I went home from work and went to bed but couldn't sleep for hours. I dozed here and there and didn't shut off the t.v. until midnight. It was still around 1 a.m. before I slept.
I am so tired of everything. Everyone keeps saying I have to stop worrying, stop letting this stuff get to me. I guess if I didn't care about them and  wasn't so very disappointed in how my children have turned out it might be easy to do that. They have made horrible choices in every area of their lives. And they are struggling in ways they should never have had to struggle, ways Jerry and I did not want and that we worked so hard to insure they wouldn't have to struggle. It is sickening to watch. David is trying so hard to get on his feet but keeps having these terrible set backs.

Oh, I'm just not going there. It doesn't matter anymore. I can remember when Jerry and I got married how he worked so hard and took care of me. I think maybe two or three times did anyone ever really have to help us and that was usually if a job change happened. But he did it all without asking help as far as I knew. If he did, I have no idea who he asked. He folks would have made sure I knew about it if he had asked them and I had no one on my side he could ask and I don't think he would have. We never had housing assistance, food assistance, or medical care until he was in the service... five years after we married. After that, life was a bit easier. Took several more years to get financially stable but we did it. And when I got the children in school, I went to school and then to work. Thank goodness I did. I'd be in such trouble now.

I really just want to run away. I've been looking at places to go for a weekend but everything is designed for couples and I just can't handle that. "Romantic" getaways! It is very painful to look at some of these and even consider it. Virtually nothing says "Personal space port in a storm" "escape from reality adventure" "Your "Hole in the Wall" hideaway." It is all "sensual" "exotic" "etc.

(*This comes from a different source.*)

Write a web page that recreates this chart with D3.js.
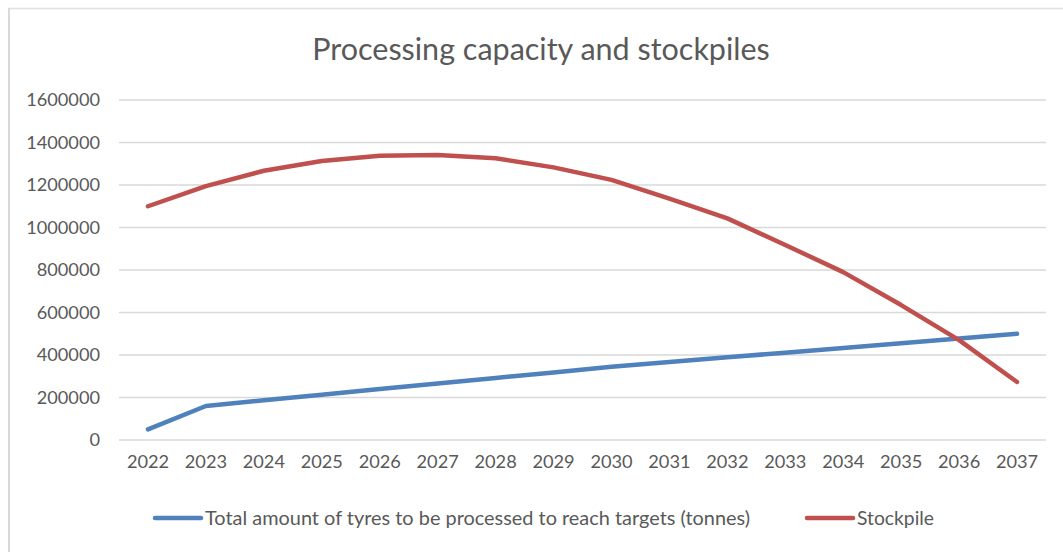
<!DOCTYPE html>
<html><head><meta charset="utf-8">
<script src="https://cdn.jsdelivr.net/npm/d3@7"></script>
<style>
html,body{margin:0;padding:0;background:#fff;}
svg{display:block;}
text{font-family:Lato,"Open Sans",sans-serif;}
</style></head>
<body><svg id="c" width="1063" height="552"></svg>
<script>
const years = ["2022","2023","2024","2025","2026","2027","2028","2029","2030","2031","2032","2033","2034","2035","2036","2037"];
const processed = [50000,160000,187000,213000,240000,266000,292000,318000,345000,367000,389000,411000,433000,455000,478000,500000];
const stockpile = [1100000,1195000,1267000,1313000,1338000,1341000,1326000,1283000,1224000,1136000,1043000,918000,790000,635000,470000,273000];
const yTicks = [0,200000,400000,600000,800000,1000000,1200000,1400000,1600000];
const seriesNames = ["Total amount of tyres to be processed to reach targets (tonnes)","Stockpile"];
const colors = ["#4f81bd","#c0504d"];

const svg = d3.select("#c");
// chart frame
svg.append("line").attr("x1",9).attr("x2",1063).attr("y1",8.5).attr("y2",8.5).attr("stroke","#e0e0e0").attr("stroke-width",1.5);
svg.append("line").attr("x1",9).attr("x2",9).attr("y1",8).attr("y2",552).attr("stroke","#d9d9d9").attr("stroke-width",2);

const x = d3.scaleBand().domain(years).range([119,1046]);
const y = d3.scaleLinear().domain([0,1600000]).range([440,100]);

// gridlines
svg.append("g").selectAll("line").data(yTicks).join("line")
  .attr("x1",119).attr("x2",1046)
  .attr("y1",d=>y(d)).attr("y2",d=>y(d))
  .attr("stroke","#d9d9d9").attr("stroke-width",1.3);

// y axis labels
const yAxis = svg.append("g").attr("transform","translate(100,0)")
  .call(d3.axisLeft(y).tickValues(yTicks).tickSize(0).tickPadding(0).tickFormat(d3.format("d")));
yAxis.select(".domain").remove();
yAxis.selectAll("text").attr("font-size",18.2).attr("fill","#595959").style("font-family","Lato,sans-serif");

// x axis labels
const xAxis = svg.append("g").attr("transform","translate(0,455)")
  .call(d3.axisBottom(x).tickSize(0).tickPadding(0));
xAxis.select(".domain").remove();
xAxis.selectAll("text").attr("font-size",18.2).attr("fill","#595959").attr("dy","0.71em").style("font-family","Lato,sans-serif");

// lines
const cx = d => x(d) + x.bandwidth()/2;
const line = d3.line().x((d,i)=>cx(years[i])).y(d=>y(d));
[processed, stockpile].forEach((s,i)=>{
  svg.append("path").datum(s).attr("d",line)
    .attr("fill","none").attr("stroke",colors[i]).attr("stroke-width",4.5)
    .attr("stroke-linecap","round").attr("stroke-linejoin","round");
});

// title
svg.append("text").attr("x",541).attr("y",60).attr("text-anchor","middle")
  .attr("font-size",30.5).attr("fill","#595959").text("Processing capacity and stockpiles");

// legend
const legX = [155, 807];
const legW = [545, 77];
seriesNames.forEach((n,i)=>{
  svg.append("line").attr("x1",legX[i]).attr("x2",legX[i]+46).attr("y1",518).attr("y2",518)
    .attr("stroke",colors[i]).attr("stroke-width",4.5).attr("stroke-linecap","round");
  svg.append("text").attr("x",legX[i]+50).attr("y",525).attr("font-size",19).attr("fill","#595959")
    .attr("textLength",legW[i]).attr("lengthAdjust","spacingAndGlyphs").text(n);
});
</script></body></html>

And there is the loneliness factor. Can you imagine sitting in a beautiful room at some lovely place with no one to share it with? No one to point things out to. No one to laugh at the funny things with. No one to take a walk with or visit a museum with or have dinner with. Imagine sitting in a really nice restaurant in a place you've never been... alone. I can't do it. I don't think I'll ever be able to do it. There is very little that is even enticing.
I have no joy in even the smallest things.

If I live long enough and Sarah gets a bit older I could see taking her places and showing her things she might never get to see otherwise but that is such a long way off. I do not know if that will ever be possible. I can't plan it, can't think of a future at all.